Voice analysis adds another layer. Changes in pitch, speed, and tone during interviews can signal excitement, frustration, or indifference. Combined with facial data, ai emotion recognition builds a more complete picture of what a consumer actually experiences versus what they choose to report.

Where Research Teams Are Applying This Today

Ad Testing: Before committing large budgets, brands show ads to small audiences while tracking emotional responses. This reveals which specific moments create engagement and which lose attention. Standard post viewing surveys miss these moment by moment shifts entirely.

Product Development: Consumer goods companies use ai facial emotion recognition during prototype testing. If a user picks up a new product and their expression shows confusion before they even try to open it, that is design feedback no questionnaire would surface.

Packaging Research: Brands test multiple packaging options by recording consumer reactions. The version that triggers the strongest positive response frequently outperforms in market, even when participants verbally preferred a different design.

Retail Settings: Some retailers measure in store emotional responses to shelf layouts and signage. As emotion ai matures, this approach is moving beyond foot traffic counting into actual sentiment measurement.

What the Output Looks Like

Results from ai emotion recognition are not a simple “happy or sad” label. Modern platforms produce emotional timelines showing shifts across states like joy, surprise, anger, confusion, and engagement.

For a 30 second ad, you might see engagement spike at second 8, drop at second 15, and recover at second 22. This precision allows creative teams to make targeted edits instead of guessing which sections need work.

The value of ai emotion recognition lies in capturing responses that happen too quickly for conscious awareness, giving researchers data that no survey question could produce.

Multiple emotion ai companies now offer platforms built specifically for research workflows. Firms like Affectiva, Realeyes, and iMotions are among the well known emotion ai companies in this space. They provide dashboards that translate raw emotional data into structured, actionable findings. Organizations such as TheLightbulb.ai track how these AI powered tools are being adopted across industries, including their application in consumer behaviour analysis.

Limitations Worth Knowing

Cultural Variation: Facial expressions carry different meanings across cultures. A smile might signal politeness rather than genuine pleasure. Emotion ai systems trained primarily on Western data can misread responses from other populations.
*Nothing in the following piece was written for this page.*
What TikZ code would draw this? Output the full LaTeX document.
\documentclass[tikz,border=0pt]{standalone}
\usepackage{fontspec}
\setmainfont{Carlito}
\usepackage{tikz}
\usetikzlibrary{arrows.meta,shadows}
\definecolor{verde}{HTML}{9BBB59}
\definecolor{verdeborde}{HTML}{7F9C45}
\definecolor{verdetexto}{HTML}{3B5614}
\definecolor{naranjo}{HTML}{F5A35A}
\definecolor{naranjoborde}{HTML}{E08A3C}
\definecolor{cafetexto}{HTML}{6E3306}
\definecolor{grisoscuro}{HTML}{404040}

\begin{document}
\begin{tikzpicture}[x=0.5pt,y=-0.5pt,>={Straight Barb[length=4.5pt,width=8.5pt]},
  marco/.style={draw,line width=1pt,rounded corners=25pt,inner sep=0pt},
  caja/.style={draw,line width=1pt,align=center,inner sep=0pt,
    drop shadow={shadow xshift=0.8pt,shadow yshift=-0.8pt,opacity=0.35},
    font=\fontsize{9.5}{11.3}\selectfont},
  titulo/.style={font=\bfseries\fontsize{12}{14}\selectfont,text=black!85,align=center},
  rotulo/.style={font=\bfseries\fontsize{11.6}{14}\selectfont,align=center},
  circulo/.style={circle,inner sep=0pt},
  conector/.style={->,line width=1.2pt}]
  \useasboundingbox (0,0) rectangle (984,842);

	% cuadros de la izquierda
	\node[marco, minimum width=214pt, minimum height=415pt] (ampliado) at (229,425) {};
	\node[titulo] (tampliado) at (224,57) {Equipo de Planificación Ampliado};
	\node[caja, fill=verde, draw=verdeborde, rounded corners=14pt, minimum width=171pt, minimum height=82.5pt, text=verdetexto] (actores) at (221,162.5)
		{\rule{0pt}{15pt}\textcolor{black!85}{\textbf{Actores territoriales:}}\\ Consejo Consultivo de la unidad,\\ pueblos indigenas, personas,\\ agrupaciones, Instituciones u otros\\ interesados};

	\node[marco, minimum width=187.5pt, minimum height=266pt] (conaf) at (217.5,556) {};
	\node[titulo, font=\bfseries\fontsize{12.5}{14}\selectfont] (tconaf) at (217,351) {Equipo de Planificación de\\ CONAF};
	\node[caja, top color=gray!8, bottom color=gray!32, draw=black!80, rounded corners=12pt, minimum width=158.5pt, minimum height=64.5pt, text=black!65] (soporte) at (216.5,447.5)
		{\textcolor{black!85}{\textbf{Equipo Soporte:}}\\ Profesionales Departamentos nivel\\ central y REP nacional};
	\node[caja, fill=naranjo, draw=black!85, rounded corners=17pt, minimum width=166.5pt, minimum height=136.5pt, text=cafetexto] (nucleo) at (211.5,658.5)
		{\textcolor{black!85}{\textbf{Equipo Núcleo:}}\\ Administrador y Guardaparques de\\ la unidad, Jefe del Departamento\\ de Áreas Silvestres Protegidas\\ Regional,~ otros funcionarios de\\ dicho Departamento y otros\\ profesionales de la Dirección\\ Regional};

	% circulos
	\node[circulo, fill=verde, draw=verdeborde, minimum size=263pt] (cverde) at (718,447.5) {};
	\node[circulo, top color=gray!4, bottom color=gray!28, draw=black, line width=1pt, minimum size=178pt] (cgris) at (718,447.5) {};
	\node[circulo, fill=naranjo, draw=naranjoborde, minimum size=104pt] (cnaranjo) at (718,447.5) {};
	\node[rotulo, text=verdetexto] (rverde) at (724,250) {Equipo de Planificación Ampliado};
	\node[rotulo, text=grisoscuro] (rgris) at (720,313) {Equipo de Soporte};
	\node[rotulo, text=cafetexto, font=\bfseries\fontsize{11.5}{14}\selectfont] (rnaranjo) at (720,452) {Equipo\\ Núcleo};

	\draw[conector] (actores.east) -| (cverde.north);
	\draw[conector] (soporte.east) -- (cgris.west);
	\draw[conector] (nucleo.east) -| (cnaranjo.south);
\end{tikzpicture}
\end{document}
Privacy and Consent: Collecting facial and voice data raises real ethical questions. Biometric data regulations differ by region. Companies need clear consent processes before using ai facial emotion recognition in any research setting.
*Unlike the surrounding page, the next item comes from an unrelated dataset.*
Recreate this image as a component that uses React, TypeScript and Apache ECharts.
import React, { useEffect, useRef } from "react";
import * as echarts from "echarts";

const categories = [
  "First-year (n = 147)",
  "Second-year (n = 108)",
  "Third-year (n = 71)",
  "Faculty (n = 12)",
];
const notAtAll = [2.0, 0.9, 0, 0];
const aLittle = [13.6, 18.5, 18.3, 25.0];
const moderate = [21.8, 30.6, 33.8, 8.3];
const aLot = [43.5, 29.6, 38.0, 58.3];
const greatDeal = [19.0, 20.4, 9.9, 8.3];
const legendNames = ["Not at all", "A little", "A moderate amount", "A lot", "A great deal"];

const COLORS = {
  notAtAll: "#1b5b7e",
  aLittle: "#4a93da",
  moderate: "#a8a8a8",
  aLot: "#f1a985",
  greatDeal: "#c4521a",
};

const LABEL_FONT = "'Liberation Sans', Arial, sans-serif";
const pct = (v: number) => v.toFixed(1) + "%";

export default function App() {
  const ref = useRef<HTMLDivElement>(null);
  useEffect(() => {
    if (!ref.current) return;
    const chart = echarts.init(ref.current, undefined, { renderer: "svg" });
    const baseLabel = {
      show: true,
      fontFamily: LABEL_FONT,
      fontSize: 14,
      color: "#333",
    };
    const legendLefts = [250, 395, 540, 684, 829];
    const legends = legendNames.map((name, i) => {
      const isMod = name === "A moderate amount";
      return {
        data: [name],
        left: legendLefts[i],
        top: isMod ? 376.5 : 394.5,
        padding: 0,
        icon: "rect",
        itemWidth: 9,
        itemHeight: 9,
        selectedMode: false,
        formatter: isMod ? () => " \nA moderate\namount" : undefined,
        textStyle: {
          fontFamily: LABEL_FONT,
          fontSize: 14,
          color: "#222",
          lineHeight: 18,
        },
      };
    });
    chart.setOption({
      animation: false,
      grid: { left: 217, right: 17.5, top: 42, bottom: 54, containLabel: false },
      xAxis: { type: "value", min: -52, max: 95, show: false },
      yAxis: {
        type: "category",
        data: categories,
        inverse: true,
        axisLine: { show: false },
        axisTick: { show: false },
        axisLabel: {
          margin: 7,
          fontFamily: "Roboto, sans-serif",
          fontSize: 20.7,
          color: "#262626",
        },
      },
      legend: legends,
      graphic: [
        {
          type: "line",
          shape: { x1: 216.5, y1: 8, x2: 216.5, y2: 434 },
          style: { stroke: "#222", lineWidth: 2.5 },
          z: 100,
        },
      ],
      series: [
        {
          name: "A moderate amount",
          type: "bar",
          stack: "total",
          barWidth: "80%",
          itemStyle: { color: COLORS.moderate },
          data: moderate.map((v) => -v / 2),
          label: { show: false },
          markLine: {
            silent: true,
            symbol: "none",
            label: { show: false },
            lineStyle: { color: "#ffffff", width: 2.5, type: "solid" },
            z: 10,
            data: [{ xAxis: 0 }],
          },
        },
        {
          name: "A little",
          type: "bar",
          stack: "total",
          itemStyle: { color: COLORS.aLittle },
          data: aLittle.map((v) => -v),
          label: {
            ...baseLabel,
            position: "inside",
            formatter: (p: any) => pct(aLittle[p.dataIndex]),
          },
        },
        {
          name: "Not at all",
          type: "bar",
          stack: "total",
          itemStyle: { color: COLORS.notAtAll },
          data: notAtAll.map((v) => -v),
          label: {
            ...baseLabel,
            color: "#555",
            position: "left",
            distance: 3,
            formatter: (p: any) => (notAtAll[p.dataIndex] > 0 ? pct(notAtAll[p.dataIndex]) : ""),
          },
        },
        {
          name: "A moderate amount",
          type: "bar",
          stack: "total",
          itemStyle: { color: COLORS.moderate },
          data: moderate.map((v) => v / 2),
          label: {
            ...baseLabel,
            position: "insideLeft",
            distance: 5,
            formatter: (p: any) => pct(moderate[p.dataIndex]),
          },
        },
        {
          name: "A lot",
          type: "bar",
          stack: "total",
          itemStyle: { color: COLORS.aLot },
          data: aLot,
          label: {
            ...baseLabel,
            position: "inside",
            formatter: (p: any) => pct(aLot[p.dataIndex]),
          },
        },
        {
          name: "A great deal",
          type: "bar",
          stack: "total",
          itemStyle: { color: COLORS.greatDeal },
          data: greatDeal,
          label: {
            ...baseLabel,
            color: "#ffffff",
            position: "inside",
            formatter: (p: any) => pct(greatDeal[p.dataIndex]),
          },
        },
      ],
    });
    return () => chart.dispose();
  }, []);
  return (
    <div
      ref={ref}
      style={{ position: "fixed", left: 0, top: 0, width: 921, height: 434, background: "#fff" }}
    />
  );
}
Context Gaps: These tools tell you what someone felt, not why. A frown during a product demo could signal confusion or simply fatigue. Emotional data requires qualitative follow up to become genuinely useful.

Accuracy Variation: Not all emotion ai companies deliver equally reliable results. Accuracy varies by platform, lighting conditions, and sample demographics. Researchers should validate tools against their specific use cases before committing resources.

Conclusion

The distance between what consumers say and what they actually feel has always been the central difficulty in market research. Technology that reads emotional signals from facial expressions and voice patterns now gives researchers a direct way to measure genuine reactions.

The use cases are already active across ad testing, product development, packaging design, and retail environments. But the strongest outcomes come from pairing emotional data with traditional research, not treating it as a replacement.

Teams adopting these tools should pay close attention to accuracy, privacy regulations, and cultural factors. The data is valuable only when interpreted with proper context and responsibility.

FAQs

Q.1 What is this technology and how does it apply to market research?

It refers to AI systems that detect emotional responses through facial expressions, voice patterns, and body signals. In market research, it records genuine consumer reactions to products and advertisements without depending on verbal feedback.

Q.2 How accurate is facial detection for making business decisions?

Accuracy varies by platform and testing conditions. Leading solutions perform well for basic emotions, but teams should validate against their own research needs before acting on the output.

Q.3 What privacy concerns should companies be aware of?

Recording biometric data such as facial expressions requires informed consent. Regulations differ by region, and any organization collecting this data must confirm compliance with local data protection laws before proceeding.

Q.4 Does this replace traditional research methods like surveys?

No. It shows what consumers feel but not why. It works best alongside surveys, interviews, and focus groups, adding a layer of emotional data that self reported responses alone cannot provide.